| INFORMATION PROVIDED |
______________________________

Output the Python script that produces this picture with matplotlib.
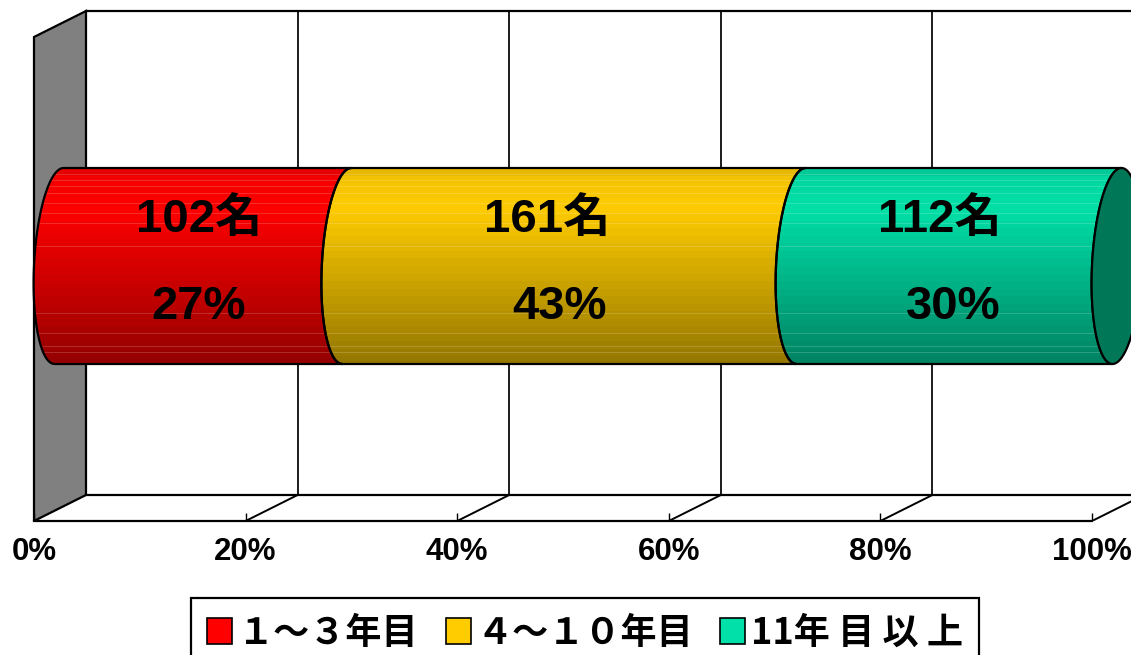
import numpy as np
import matplotlib
matplotlib.use("Agg")
import matplotlib.pyplot as plt
from matplotlib.patches import Polygon, Patch

# --- data ---
series_names = ["１～３年目", "４～１０年目", "11年 目 以 上"]
counts = [102, 161, 112]
percent_labels = ["27%", "43%", "30%"]
count_labels = ["102名", "161名", "112名"]
tick_values = [0, 20, 40, 60, 80, 100]
tick_labels = ["0%", "20%", "40%", "60%", "80%", "100%"]

# --- style ---
colors = ["#FF0000", "#FFCC00", "#00E0A8"]
cap_color = "#007858"
wall_color = "#808080"
count_label_x = [15.6, 48.5, 85.6]
percent_label_x = [15.6, 49.7, 86.9]
LATIN_CJK = ["Liberation Sans", "Noto Sans CJK JP"]

W, H = 1131, 655
PX = 10.58           # pixels per percent
Y0, Y1 = 521, 37     # front plane, pixels
DX = 52 / PX         # 3-D depth, x
DY = 26 / (Y0 - Y1)  # 3-D depth, y

fig = plt.figure(figsize=(W / 100, H / 100), dpi=100, facecolor="white")
ax = fig.add_axes([0, (H - Y0) / H, 1, Y0 / H])
ax.patch.set_alpha(0)

# walls and floor
ax.add_patch(Polygon([(0, 0), (0, 1), (DX, 1 + DY), (DX, DY)], fc=wall_color, ec="black", lw=1.6, zorder=1))
ax.plot([DX, 100 + DX], [1 + DY, 1 + DY], color="black", lw=1.6, zorder=1)
ax.plot([DX, 100 + DX], [DY, DY], color="black", lw=1.6, zorder=1)
for v in tick_values[1:]:
    ax.plot([v + DX, v + DX], [DY, 1 + DY], color="black", lw=1.25, zorder=1)
    ax.plot([v, v + DX], [0, DY], color="black", lw=1.4, zorder=1)

# cylinder
total = sum(counts)
edges = np.concatenate([[0], np.cumsum(counts) / total * 100])
yc = 0.5 + DY / 2
half = 98 / (Y0 - Y1)
ox, a, sx = 25 / PX, 25 / PX, 4.5 / PX


def arc(p, t0, t1, n=50):
    t = np.radians(np.linspace(t0, t1, n))
    return np.column_stack([p + ox + a * np.cos(t) + sx * np.sin(t), yc + half * np.sin(t)])


def shade(t):
    return np.interp(t, [0, 0.04, 0.2, 1], [0.86, 0.95, 1.0, 0.58])


band_t = (np.arange(26) + 0.5) / 26
streaks = [0.03, 0.06, 0.09, 0.13, 0.18, 0.23, 0.28, 0.40, 0.74, 0.84, 0.91, 0.94]
for i, c in enumerate(colors):
    left = arc(edges[i], 90, 270)
    right = arc(edges[i + 1], 270, 90)
    poly = Polygon(np.vstack([left, right]), closed=True, fc="none", ec="black", lw=1.6, zorder=4)
    ax.add_patch(poly)
    rgb = np.array(matplotlib.colors.to_rgb(c))
    grad = np.array([rgb * shade(t) for t in band_t])[:, None, :]
    im = ax.imshow(grad, extent=(edges[i] - 1, edges[i + 1] + 2 * ox + 1, yc - half, yc + half),
                   aspect="auto", interpolation="nearest", origin="upper", zorder=3)
    im.set_clip_path(poly)
    for s in streaks:
        ln, = ax.plot([edges[i] - 1, edges[i + 1] + 2 * ox + 1], [yc + half * (1 - 2 * s)] * 2,
                      color="white", lw=0.6, alpha=0.2, zorder=3.5)
        ln.set_clip_path(poly)
ax.add_patch(Polygon(arc(100, 0, 360, 120), closed=True, fc=cap_color, ec="black", lw=1.6, zorder=5, clip_on=False))
ax.set_xlim(-34 / PX, (W - 34) / PX)
ax.set_ylim(0, Y0 / (Y0 - Y1))

# labels
for x, s in zip(count_label_x, count_labels):
    ax.text(x, yc + 46 / (Y0 - Y1), s, ha="center", va="center", fontsize=34, fontweight="bold",
            family=LATIN_CJK, color="black", zorder=6)
for x, s in zip(percent_label_x, percent_labels):
    ax.text(x, yc - 41 / (Y0 - Y1), s, ha="center", va="center", fontsize=34, fontweight="bold",
            family=LATIN_CJK, color="black", zorder=6)

# axis
ax.set_yticks([])
for k in ("top", "left", "right"):
    ax.spines[k].set_visible(False)
ax.spines["bottom"].set_bounds(0, 100)
ax.spines["bottom"].set_linewidth(1.6)
ax.spines["bottom"].set_zorder(2)
ax.set_xticks(tick_values)
ax.set_xticklabels(tick_labels, fontsize=22.5, fontweight="bold", family=["Liberation Sans"])
ax.tick_params(axis="x", direction="in", length=6, width=1.0, pad=11.5)

# legend
handles = [Patch(fc=c, ec="black", lw=1.2) for c in colors]
leg = fig.legend(handles, series_names, loc="upper left", bbox_to_anchor=(190.5 / W, 1 - 598 / H),
                 bbox_transform=fig.transFigure, borderaxespad=0, ncol=3, frameon=True, fancybox=False,
                 edgecolor="black", framealpha=1,
                 prop={"family": ["Noto Sans CJK JP"], "weight": "bold", "size": 26},
                 handlelength=0.7, handleheight=0.7, handletextpad=0.15, columnspacing=0.75, borderpad=0.46)
leg.get_frame().set_linewidth(1.6)

fig.savefig("out.png", dpi=100)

______________________________

| CHALLENGE |
Transcribe the opening line of the listing above, please, and every line after it through the line with "return np.column_stack([p +", word for word, without pictures.

| TASK SOLUTION |
Output the Python script that produces this picture with matplotlib.
import numpy as np
import matplotlib
matplotlib.use("Agg")
import matplotlib.pyplot as plt
from matplotlib.patches import Polygon, Patch

# --- data ---
series_names = ["１～３年目", "４～１０年目", "11年 目 以 上"]
counts = [102, 161, 112]
percent_labels = ["27%", "43%", "30%"]
count_labels = ["102名", "161名", "112名"]
tick_values = [0, 20, 40, 60, 80, 100]
tick_labels = ["0%", "20%", "40%", "60%", "80%", "100%"]

# --- style ---
colors = ["#FF0000", "#FFCC00", "#00E0A8"]
cap_color = "#007858"
wall_color = "#808080"
count_label_x = [15.6, 48.5, 85.6]
percent_label_x = [15.6, 49.7, 86.9]
LATIN_CJK = ["Liberation Sans", "Noto Sans CJK JP"]

W, H = 1131, 655
PX = 10.58           # pixels per percent
Y0, Y1 = 521, 37     # front plane, pixels
DX = 52 / PX         # 3-D depth, x
DY = 26 / (Y0 - Y1)  # 3-D depth, y

fig = plt.figure(figsize=(W / 100, H / 100), dpi=100, facecolor="white")
ax = fig.add_axes([0, (H - Y0) / H, 1, Y0 / H])
ax.patch.set_alpha(0)

# walls and floor
ax.add_patch(Polygon([(0, 0), (0, 1), (DX, 1 + DY), (DX, DY)], fc=wall_color, ec="black", lw=1.6, zorder=1))
ax.plot([DX, 100 + DX], [1 + DY, 1 + DY], color="black", lw=1.6, zorder=1)
ax.plot([DX, 100 + DX], [DY, DY], color="black", lw=1.6, zorder=1)
for v in tick_values[1:]:
    ax.plot([v + DX, v + DX], [DY, 1 + DY], color="black", lw=1.25, zorder=1)
    ax.plot([v, v + DX], [0, DY], color="black", lw=1.4, zorder=1)

# cylinder
total = sum(counts)
edges = np.concatenate([[0], np.cumsum(counts) / total * 100])
yc = 0.5 + DY / 2
half = 98 / (Y0 - Y1)
ox, a, sx = 25 / PX, 25 / PX, 4.5 / PX


def arc(p, t0, t1, n=50):
    t = np.radians(np.linspace(t0, t1, n))
    return np.column_stack([p + ox + a * np.cos(t) + sx * np.sin(t), yc + half * np.sin(t)])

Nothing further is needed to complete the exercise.